Member of the Illinois Senate (1st District)
- In office 1930–1942
- Preceded by: Adolph Marks
- Succeeded by: Lawrence E. Dowd

Personal details
- Born: August 29, 1898 Chicago, Illinois
- Party: Republican

= Daniel Serritella =

American politician

Daniel Serritella was an American politician who served as a member of the Illinois Senate.

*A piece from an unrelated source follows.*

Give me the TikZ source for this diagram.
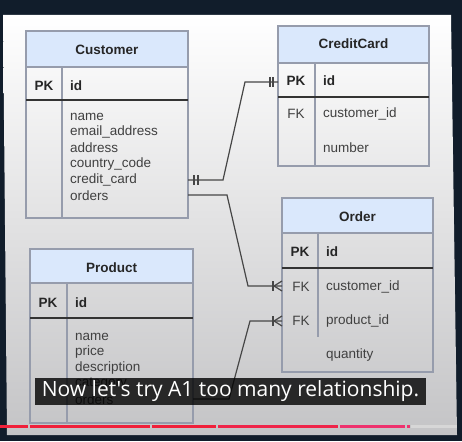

Serritella was born on August 29, 1898 in Chicago, Illinois. He was elected in 1930 to the Illinois Senate representing the 1st District in Cook County succeeding Adolph Marks. During that time, Serritella also served as Chicago's Sealer, a role that put him in charge of the accuracy of merchant scales and measures. Widely considered an ally of Al Capone, and one of his de facto representatives in both city and state government, Serritella was convicted in 1932 of accepting bribes of money and food from merchants in exchange for allowing them to fix their scales. The investigation of the inaccurate scales was conducted by the Secret Six, a Chicago vigilante organization, and turned up hundreds of instances of "short-weighting," costing Chicago consumers "millions of dollars." Serritella and his deputy, Harry Hochstein, were both fined $2,000 and sentenced to a year in the county jail, but the conviction was tossed out on appeal and neither man served any jail time.
Serritella was reelected in 1934 and in 1938. He was succeeded by Democrat Lawrence E. Dowd in 1942. In 1953, he was declared mentally incompetent and placed in the custody of his brother, Vincent Serritella.